YOUR GOAL: Repeat the lines exactly from the line that contains "Write a Python" through the line that contains "import plotly.graph_objects as go"; leave images out and add nothing.

RECORDED DATA:
*****
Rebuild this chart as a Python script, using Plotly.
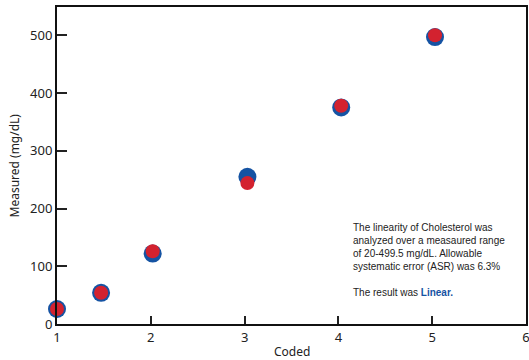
*****
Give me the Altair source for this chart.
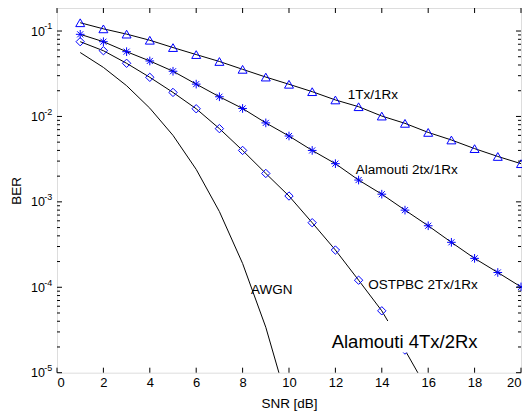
*****
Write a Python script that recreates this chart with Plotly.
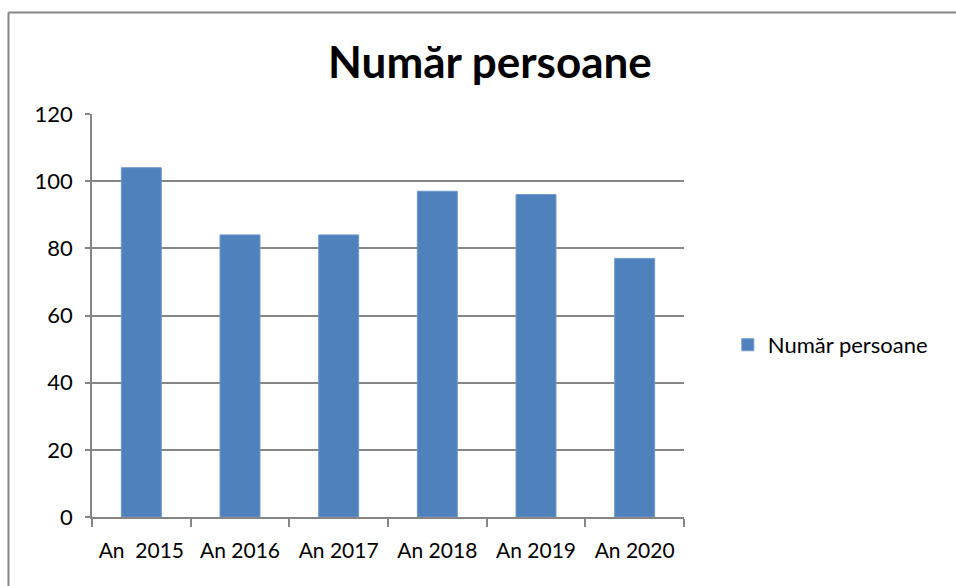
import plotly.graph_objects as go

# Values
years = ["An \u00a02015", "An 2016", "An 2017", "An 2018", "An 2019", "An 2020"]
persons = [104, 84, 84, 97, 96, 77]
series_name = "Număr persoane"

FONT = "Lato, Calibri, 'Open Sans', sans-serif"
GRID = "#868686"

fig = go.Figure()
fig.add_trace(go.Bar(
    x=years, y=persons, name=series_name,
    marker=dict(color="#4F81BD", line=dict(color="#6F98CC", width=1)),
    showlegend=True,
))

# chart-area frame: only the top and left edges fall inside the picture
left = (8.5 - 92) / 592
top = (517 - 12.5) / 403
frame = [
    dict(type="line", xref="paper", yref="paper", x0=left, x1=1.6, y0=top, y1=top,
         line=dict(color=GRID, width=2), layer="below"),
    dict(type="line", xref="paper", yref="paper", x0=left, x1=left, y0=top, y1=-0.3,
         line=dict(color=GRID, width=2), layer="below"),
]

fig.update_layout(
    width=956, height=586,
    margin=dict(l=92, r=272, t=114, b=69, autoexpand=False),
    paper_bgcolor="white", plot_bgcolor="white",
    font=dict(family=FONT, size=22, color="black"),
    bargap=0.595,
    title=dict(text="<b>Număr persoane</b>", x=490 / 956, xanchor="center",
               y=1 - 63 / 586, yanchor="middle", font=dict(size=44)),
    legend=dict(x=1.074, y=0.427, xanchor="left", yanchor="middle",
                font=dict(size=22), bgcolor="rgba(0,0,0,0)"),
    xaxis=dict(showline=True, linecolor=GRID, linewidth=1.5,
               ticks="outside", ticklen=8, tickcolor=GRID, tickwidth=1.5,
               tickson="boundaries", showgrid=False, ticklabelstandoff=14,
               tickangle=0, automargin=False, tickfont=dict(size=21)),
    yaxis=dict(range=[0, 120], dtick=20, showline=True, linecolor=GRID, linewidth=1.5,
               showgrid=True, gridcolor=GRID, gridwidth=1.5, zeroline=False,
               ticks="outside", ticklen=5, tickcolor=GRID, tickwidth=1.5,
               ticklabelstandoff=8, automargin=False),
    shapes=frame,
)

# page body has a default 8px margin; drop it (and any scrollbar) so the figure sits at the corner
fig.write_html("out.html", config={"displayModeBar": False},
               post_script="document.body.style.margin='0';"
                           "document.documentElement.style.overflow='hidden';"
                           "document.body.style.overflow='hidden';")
*****
SOLUTION TO THIS EXERCISE:
Write a Python script that recreates this chart with Plotly.
import plotly.graph_objects as go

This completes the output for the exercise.